# Source data
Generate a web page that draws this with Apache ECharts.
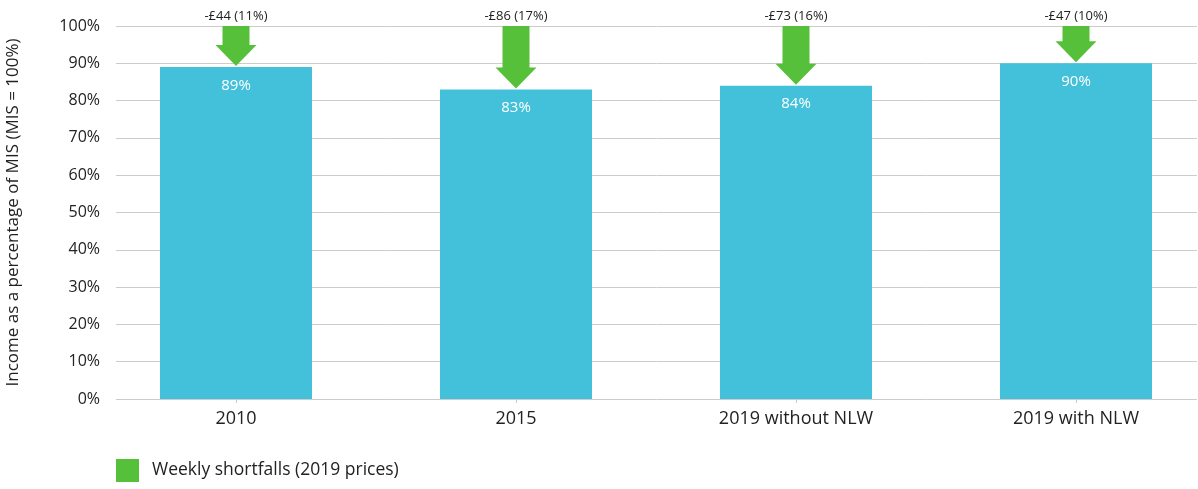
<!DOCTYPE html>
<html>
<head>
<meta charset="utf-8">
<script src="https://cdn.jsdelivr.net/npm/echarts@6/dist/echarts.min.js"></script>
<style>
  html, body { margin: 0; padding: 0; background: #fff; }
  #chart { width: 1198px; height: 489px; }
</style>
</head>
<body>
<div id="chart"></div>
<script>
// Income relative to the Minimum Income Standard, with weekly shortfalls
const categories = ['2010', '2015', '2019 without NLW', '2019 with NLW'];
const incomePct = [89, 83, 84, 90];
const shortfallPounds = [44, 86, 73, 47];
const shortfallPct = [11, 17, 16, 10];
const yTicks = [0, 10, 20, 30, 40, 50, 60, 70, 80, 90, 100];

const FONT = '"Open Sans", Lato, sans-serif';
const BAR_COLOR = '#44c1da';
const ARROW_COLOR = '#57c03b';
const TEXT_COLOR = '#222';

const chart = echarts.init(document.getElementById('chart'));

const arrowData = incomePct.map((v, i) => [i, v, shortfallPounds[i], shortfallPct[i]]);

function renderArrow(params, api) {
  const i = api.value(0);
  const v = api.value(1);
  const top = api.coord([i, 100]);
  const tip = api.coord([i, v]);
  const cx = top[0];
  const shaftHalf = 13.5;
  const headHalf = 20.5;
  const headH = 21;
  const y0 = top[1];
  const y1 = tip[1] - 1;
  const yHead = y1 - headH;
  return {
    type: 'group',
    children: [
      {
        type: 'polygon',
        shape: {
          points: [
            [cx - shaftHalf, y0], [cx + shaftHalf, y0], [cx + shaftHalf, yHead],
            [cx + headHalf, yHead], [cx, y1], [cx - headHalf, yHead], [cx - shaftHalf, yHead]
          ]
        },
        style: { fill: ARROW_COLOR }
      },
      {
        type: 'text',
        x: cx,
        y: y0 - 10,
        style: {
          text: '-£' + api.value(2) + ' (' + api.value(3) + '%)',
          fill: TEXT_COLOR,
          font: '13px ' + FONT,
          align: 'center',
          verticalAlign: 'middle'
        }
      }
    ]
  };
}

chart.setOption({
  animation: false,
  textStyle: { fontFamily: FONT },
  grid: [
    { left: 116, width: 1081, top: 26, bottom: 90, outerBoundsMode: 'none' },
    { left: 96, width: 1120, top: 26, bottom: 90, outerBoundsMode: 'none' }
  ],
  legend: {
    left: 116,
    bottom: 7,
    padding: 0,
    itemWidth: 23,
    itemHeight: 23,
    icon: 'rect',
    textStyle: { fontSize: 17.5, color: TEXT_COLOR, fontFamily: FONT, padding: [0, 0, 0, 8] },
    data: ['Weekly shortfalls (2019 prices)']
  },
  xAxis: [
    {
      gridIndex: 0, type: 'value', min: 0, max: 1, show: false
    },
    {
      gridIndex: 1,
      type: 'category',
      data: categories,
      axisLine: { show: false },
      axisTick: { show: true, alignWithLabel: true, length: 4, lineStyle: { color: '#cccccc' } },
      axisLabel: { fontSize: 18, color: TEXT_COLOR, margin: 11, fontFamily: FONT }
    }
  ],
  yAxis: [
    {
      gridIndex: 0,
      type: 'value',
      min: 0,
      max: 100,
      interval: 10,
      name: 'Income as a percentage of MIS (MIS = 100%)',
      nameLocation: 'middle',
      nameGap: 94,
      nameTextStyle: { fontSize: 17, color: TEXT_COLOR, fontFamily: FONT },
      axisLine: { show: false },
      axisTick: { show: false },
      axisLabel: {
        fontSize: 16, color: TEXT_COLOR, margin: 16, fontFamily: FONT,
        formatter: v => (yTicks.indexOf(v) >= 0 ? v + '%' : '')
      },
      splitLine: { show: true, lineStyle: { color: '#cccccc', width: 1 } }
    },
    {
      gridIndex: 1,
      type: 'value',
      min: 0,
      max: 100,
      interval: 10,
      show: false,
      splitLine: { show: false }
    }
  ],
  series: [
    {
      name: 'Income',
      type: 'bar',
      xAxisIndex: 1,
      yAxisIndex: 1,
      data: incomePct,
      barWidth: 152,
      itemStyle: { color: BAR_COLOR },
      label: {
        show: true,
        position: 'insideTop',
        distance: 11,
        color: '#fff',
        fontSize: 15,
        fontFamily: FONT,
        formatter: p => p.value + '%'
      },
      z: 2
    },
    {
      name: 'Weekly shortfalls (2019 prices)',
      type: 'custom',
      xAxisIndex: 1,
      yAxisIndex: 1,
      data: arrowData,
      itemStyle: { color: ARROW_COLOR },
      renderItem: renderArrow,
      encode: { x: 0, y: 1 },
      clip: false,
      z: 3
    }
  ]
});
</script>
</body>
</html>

# What is expected
Transcribe the listing in full. Omit the pictures and keep every line exact.

# The response
Generate a web page that draws this with Apache ECharts.
<!DOCTYPE html>
<html>
<head>
<meta charset="utf-8">
<script src="https://cdn.jsdelivr.net/npm/echarts@6/dist/echarts.min.js"></script>
<style>
  html, body { margin: 0; padding: 0; background: #fff; }
  #chart { width: 1198px; height: 489px; }
</style>
</head>
<body>
<div id="chart"></div>
<script>
// Income relative to the Minimum Income Standard, with weekly shortfalls
const categories = ['2010', '2015', '2019 without NLW', '2019 with NLW'];
const incomePct = [89, 83, 84, 90];
const shortfallPounds = [44, 86, 73, 47];
const shortfallPct = [11, 17, 16, 10];
const yTicks = [0, 10, 20, 30, 40, 50, 60, 70, 80, 90, 100];

const FONT = '"Open Sans", Lato, sans-serif';
const BAR_COLOR = '#44c1da';
const ARROW_COLOR = '#57c03b';
const TEXT_COLOR = '#222';

const chart = echarts.init(document.getElementById('chart'));

const arrowData = incomePct.map((v, i) => [i, v, shortfallPounds[i], shortfallPct[i]]);

function renderArrow(params, api) {
  const i = api.value(0);
  const v = api.value(1);
  const top = api.coord([i, 100]);
  const tip = api.coord([i, v]);
  const cx = top[0];
  const shaftHalf = 13.5;
  const headHalf = 20.5;
  const headH = 21;
  const y0 = top[1];
  const y1 = tip[1] - 1;
  const yHead = y1 - headH;
  return {
    type: 'group',
    children: [
      {
        type: 'polygon',
        shape: {
          points: [
            [cx - shaftHalf, y0], [cx + shaftHalf, y0], [cx + shaftHalf, yHead],
            [cx + headHalf, yHead], [cx, y1], [cx - headHalf, yHead], [cx - shaftHalf, yHead]
          ]
        },
        style: { fill: ARROW_COLOR }
      },
      {
        type: 'text',
        x: cx,
        y: y0 - 10,
        style: {
          text: '-£' + api.value(2) + ' (' + api.value(3) + '%)',
          fill: TEXT_COLOR,
          font: '13px ' + FONT,
          align: 'center',
          verticalAlign: 'middle'
        }
      }
    ]
  };
}

chart.setOption({
  animation: false,
  textStyle: { fontFamily: FONT },
  grid: [
    { left: 116, width: 1081, top: 26, bottom: 90, outerBoundsMode: 'none' },
    { left: 96, width: 1120, top: 26, bottom: 90, outerBoundsMode: 'none' }
  ],
  legend: {
    left: 116,
    bottom: 7,
    padding: 0,
    itemWidth: 23,
    itemHeight: 23,
    icon: 'rect',
    textStyle: { fontSize: 17.5, color: TEXT_COLOR, fontFamily: FONT, padding: [0, 0, 0, 8] },
    data: ['Weekly shortfalls (2019 prices)']
  },
  xAxis: [
    {
      gridIndex: 0, type: 'value', min: 0, max: 1, show: false
    },
    {
      gridIndex: 1,
      type: 'category',
      data: categories,
      axisLine: { show: false },
      axisTick: { show: true, alignWithLabel: true, length: 4, lineStyle: { color: '#cccccc' } },
      axisLabel: { fontSize: 18, color: TEXT_COLOR, margin: 11, fontFamily: FONT }
    }
  ],
  yAxis: [
    {
      gridIndex: 0,
      type: 'value',
      min: 0,
      max: 100,
      interval: 10,
      name: 'Income as a percentage of MIS (MIS = 100%)',
      nameLocation: 'middle',
      nameGap: 94,
      nameTextStyle: { fontSize: 17, color: TEXT_COLOR, fontFamily: FONT },
      axisLine: { show: false },
      axisTick: { show: false },
      axisLabel: {
        fontSize: 16, color: TEXT_COLOR, margin: 16, fontFamily: FONT,
        formatter: v => (yTicks.indexOf(v) >= 0 ? v + '%' : '')
      },
      splitLine: { show: true, lineStyle: { color: '#cccccc', width: 1 } }
    },
    {
      gridIndex: 1,
      type: 'value',
      min: 0,
      max: 100,
      interval: 10,
      show: false,
      splitLine: { show: false }
    }
  ],
  series: [
    {
      name: 'Income',
      type: 'bar',
      xAxisIndex: 1,
      yAxisIndex: 1,
      data: incomePct,
      barWidth: 152,
      itemStyle: { color: BAR_COLOR },
      label: {
        show: true,
        position: 'insideTop',
        distance: 11,
        color: '#fff',
        fontSize: 15,
        fontFamily: FONT,
        formatter: p => p.value + '%'
      },
      z: 2
    },
    {
      name: 'Weekly shortfalls (2019 prices)',
      type: 'custom',
      xAxisIndex: 1,
      yAxisIndex: 1,
      data: arrowData,
      itemStyle: { color: ARROW_COLOR },
      renderItem: renderArrow,
      encode: { x: 0, y: 1 },
      clip: false,
      z: 3
    }
  ]
});
</script>
</body>
</html>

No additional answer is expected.